* Task requirements
Copy each line of the listing below exactly.

* Source material
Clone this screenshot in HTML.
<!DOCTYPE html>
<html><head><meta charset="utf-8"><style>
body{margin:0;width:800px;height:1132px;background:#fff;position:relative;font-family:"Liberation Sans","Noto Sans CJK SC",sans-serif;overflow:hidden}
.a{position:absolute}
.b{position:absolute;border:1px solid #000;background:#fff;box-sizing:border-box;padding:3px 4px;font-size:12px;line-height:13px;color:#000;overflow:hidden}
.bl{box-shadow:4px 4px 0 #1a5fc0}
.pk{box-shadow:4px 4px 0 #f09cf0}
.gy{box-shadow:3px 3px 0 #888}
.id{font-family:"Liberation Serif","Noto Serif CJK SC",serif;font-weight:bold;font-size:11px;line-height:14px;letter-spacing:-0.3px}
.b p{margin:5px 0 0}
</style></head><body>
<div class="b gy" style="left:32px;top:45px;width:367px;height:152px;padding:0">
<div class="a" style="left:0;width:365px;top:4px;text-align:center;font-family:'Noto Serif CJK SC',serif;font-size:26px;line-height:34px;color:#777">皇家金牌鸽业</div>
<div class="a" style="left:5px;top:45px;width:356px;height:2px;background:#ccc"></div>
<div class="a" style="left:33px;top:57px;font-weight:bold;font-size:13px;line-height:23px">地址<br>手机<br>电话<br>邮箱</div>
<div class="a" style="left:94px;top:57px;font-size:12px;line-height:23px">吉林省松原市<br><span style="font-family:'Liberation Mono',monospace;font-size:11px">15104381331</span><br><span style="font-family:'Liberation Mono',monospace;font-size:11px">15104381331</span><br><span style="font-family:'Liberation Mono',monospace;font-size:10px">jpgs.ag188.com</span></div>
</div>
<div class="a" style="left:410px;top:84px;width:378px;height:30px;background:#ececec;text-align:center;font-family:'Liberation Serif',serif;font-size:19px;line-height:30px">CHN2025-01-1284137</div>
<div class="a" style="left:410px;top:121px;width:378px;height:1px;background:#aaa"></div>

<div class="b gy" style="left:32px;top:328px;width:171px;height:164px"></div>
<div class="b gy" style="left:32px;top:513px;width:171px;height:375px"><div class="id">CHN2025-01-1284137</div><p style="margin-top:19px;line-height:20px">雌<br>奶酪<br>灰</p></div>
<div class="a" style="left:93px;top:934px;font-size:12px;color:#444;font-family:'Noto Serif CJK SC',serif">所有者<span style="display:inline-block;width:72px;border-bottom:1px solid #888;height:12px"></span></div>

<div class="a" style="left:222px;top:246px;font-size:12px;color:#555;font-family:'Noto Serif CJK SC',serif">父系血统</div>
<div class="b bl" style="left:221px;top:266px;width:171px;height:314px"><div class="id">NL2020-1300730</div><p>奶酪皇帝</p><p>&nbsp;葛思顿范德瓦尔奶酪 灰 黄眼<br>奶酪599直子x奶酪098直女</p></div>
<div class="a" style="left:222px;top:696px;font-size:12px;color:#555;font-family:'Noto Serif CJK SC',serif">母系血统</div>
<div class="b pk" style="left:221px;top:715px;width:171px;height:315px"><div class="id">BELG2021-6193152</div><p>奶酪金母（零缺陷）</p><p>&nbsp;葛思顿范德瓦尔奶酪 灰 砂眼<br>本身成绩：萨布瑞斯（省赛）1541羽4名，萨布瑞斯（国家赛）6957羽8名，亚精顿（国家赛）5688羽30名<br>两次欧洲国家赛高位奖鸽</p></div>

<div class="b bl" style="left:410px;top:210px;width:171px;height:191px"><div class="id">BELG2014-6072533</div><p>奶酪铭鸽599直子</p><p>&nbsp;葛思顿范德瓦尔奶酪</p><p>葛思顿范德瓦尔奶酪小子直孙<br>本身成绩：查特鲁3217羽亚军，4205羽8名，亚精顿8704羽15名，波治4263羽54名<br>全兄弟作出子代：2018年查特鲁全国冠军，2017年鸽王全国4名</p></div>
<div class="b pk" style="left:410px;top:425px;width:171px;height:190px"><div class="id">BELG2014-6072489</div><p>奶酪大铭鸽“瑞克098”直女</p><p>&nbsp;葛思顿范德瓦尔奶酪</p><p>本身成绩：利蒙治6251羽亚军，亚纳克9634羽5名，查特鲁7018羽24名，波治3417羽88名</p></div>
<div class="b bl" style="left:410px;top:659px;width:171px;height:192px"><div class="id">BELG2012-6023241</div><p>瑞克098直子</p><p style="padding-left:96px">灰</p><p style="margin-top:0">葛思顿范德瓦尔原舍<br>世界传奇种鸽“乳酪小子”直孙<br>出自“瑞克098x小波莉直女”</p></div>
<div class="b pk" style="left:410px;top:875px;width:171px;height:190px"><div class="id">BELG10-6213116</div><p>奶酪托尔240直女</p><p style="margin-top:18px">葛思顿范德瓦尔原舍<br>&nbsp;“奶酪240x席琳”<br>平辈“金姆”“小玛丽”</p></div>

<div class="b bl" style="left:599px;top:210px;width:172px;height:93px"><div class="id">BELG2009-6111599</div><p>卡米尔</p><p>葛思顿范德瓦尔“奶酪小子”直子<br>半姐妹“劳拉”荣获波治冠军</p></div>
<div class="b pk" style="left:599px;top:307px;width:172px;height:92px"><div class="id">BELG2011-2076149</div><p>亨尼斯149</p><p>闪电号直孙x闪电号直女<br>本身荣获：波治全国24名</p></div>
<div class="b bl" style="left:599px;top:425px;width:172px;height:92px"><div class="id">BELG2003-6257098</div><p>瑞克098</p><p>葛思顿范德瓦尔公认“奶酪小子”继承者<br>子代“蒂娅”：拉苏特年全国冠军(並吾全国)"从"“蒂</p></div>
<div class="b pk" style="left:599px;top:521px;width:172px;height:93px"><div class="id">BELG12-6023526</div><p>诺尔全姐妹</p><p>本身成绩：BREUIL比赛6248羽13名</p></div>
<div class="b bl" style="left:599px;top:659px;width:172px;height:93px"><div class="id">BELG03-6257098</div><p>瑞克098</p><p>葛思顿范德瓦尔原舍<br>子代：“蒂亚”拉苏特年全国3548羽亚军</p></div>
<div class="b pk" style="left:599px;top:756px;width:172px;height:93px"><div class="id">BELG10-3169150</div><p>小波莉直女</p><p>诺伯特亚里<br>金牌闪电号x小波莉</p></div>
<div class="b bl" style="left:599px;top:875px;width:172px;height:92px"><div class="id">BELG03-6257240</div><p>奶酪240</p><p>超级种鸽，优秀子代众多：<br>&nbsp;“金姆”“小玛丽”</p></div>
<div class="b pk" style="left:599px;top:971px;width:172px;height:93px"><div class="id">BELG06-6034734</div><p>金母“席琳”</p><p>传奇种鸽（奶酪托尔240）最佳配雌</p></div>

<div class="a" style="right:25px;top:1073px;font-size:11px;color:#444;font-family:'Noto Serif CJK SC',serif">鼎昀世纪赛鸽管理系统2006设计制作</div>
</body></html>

* Task response
Clone this screenshot in HTML.
<!DOCTYPE html>
<html><head><meta charset="utf-8"><style>
body{margin:0;width:800px;height:1132px;background:#fff;position:relative;font-family:"Liberation Sans","Noto Sans CJK SC",sans-serif;overflow:hidden}
.a{position:absolute}
.b{position:absolute;border:1px solid #000;background:#fff;box-sizing:border-box;padding:3px 4px;font-size:12px;line-height:13px;color:#000;overflow:hidden}
.bl{box-shadow:4px 4px 0 #1a5fc0}
.pk{box-shadow:4px 4px 0 #f09cf0}
.gy{box-shadow:3px 3px 0 #888}
.id{font-family:"Liberation Serif","Noto Serif CJK SC",serif;font-weight:bold;font-size:11px;line-height:14px;letter-spacing:-0.3px}
.b p{margin:5px 0 0}
</style></head><body>
<div class="b gy" style="left:32px;top:45px;width:367px;height:152px;padding:0">
<div class="a" style="left:0;width:365px;top:4px;text-align:center;font-family:'Noto Serif CJK SC',serif;font-size:26px;line-height:34px;color:#777">皇家金牌鸽业</div>
<div class="a" style="left:5px;top:45px;width:356px;height:2px;background:#ccc"></div>
<div class="a" style="left:33px;top:57px;font-weight:bold;font-size:13px;line-height:23px">地址<br>手机<br>电话<br>邮箱</div>
<div class="a" style="left:94px;top:57px;font-size:12px;line-height:23px">吉林省松原市<br><span style="font-family:'Liberation Mono',monospace;font-size:11px">15104381331</span><br><span style="font-family:'Liberation Mono',monospace;font-size:11px">15104381331</span><br><span style="font-family:'Liberation Mono',monospace;font-size:10px">jpgs.ag188.com</span></div>
</div>
<div class="a" style="left:410px;top:84px;width:378px;height:30px;background:#ececec;text-align:center;font-family:'Liberation Serif',serif;font-size:19px;line-height:30px">CHN2025-01-1284137</div>
<div class="a" style="left:410px;top:121px;width:378px;height:1px;background:#aaa"></div>

<div class="b gy" style="left:32px;top:328px;width:171px;height:164px"></div>
<div class="b gy" style="left:32px;top:513px;width:171px;height:375px"><div class="id">CHN2025-01-1284137</div><p style="margin-top:19px;line-height:20px">雌<br>奶酪<br>灰</p></div>
<div class="a" style="left:93px;top:934px;font-size:12px;color:#444;font-family:'Noto Serif CJK SC',serif">所有者<span style="display:inline-block;width:72px;border-bottom:1px solid #888;height:12px"></span></div>

<div class="a" style="left:222px;top:246px;font-size:12px;color:#555;font-family:'Noto Serif CJK SC',serif">父系血统</div>
<div class="b bl" style="left:221px;top:266px;width:171px;height:314px"><div class="id">NL2020-1300730</div><p>奶酪皇帝</p><p>&nbsp;葛思顿范德瓦尔奶酪 灰 黄眼<br>奶酪599直子x奶酪098直女</p></div>
<div class="a" style="left:222px;top:696px;font-size:12px;color:#555;font-family:'Noto Serif CJK SC',serif">母系血统</div>
<div class="b pk" style="left:221px;top:715px;width:171px;height:315px"><div class="id">BELG2021-6193152</div><p>奶酪金母（零缺陷）</p><p>&nbsp;葛思顿范德瓦尔奶酪 灰 砂眼<br>本身成绩：萨布瑞斯（省赛）1541羽4名，萨布瑞斯（国家赛）6957羽8名，亚精顿（国家赛）5688羽30名<br>两次欧洲国家赛高位奖鸽</p></div>

<div class="b bl" style="left:410px;top:210px;width:171px;height:191px"><div class="id">BELG2014-6072533</div><p>奶酪铭鸽599直子</p><p>&nbsp;葛思顿范德瓦尔奶酪</p><p>葛思顿范德瓦尔奶酪小子直孙<br>本身成绩：查特鲁3217羽亚军，4205羽8名，亚精顿8704羽15名，波治4263羽54名<br>全兄弟作出子代：2018年查特鲁全国冠军，2017年鸽王全国4名</p></div>
<div class="b pk" style="left:410px;top:425px;width:171px;height:190px"><div class="id">BELG2014-6072489</div><p>奶酪大铭鸽“瑞克098”直女</p><p>&nbsp;葛思顿范德瓦尔奶酪</p><p>本身成绩：利蒙治6251羽亚军，亚纳克9634羽5名，查特鲁7018羽24名，波治3417羽88名</p></div>
<div class="b bl" style="left:410px;top:659px;width:171px;height:192px"><div class="id">BELG2012-6023241</div><p>瑞克098直子</p><p style="padding-left:96px">灰</p><p style="margin-top:0">葛思顿范德瓦尔原舍<br>世界传奇种鸽“乳酪小子”直孙<br>出自“瑞克098x小波莉直女”</p></div>
<div class="b pk" style="left:410px;top:875px;width:171px;height:190px"><div class="id">BELG10-6213116</div><p>奶酪托尔240直女</p><p style="margin-top:18px">葛思顿范德瓦尔原舍<br>&nbsp;“奶酪240x席琳”<br>平辈“金姆”“小玛丽”</p></div>

<div class="b bl" style="left:599px;top:210px;width:172px;height:93px"><div class="id">BELG2009-6111599</div><p>卡米尔</p><p>葛思顿范德瓦尔“奶酪小子”直子<br>半姐妹“劳拉”荣获波治冠军</p></div>
<div class="b pk" style="left:599px;top:307px;width:172px;height:92px"><div class="id">BELG2011-2076149</div><p>亨尼斯149</p><p>闪电号直孙x闪电号直女<br>本身荣获：波治全国24名</p></div>
<div class="b bl" style="left:599px;top:425px;width:172px;height:92px"><div class="id">BELG2003-6257098</div><p>瑞克098</p><p>葛思顿范德瓦尔公认“奶酪小子”继承者<br>子代“蒂娅”：拉苏特年全国冠军(並吾全国)"从"“蒂</p></div>
<div class="b pk" style="left:599px;top:521px;width:172px;height:93px"><div class="id">BELG12-6023526</div><p>诺尔全姐妹</p><p>本身成绩：BREUIL比赛6248羽13名</p></div>
<div class="b bl" style="left:599px;top:659px;width:172px;height:93px"><div class="id">BELG03-6257098</div><p>瑞克098</p><p>葛思顿范德瓦尔原舍<br>子代：“蒂亚”拉苏特年全国3548羽亚军</p></div>
<div class="b pk" style="left:599px;top:756px;width:172px;height:93px"><div class="id">BELG10-3169150</div><p>小波莉直女</p><p>诺伯特亚里<br>金牌闪电号x小波莉</p></div>
<div class="b bl" style="left:599px;top:875px;width:172px;height:92px"><div class="id">BELG03-6257240</div><p>奶酪240</p><p>超级种鸽，优秀子代众多：<br>&nbsp;“金姆”“小玛丽”</p></div>
<div class="b pk" style="left:599px;top:971px;width:172px;height:93px"><div class="id">BELG06-6034734</div><p>金母“席琳”</p><p>传奇种鸽（奶酪托尔240）最佳配雌</p></div>

<div class="a" style="right:25px;top:1073px;font-size:11px;color:#444;font-family:'Noto Serif CJK SC',serif">鼎昀世纪赛鸽管理系统2006设计制作</div>
</body></html>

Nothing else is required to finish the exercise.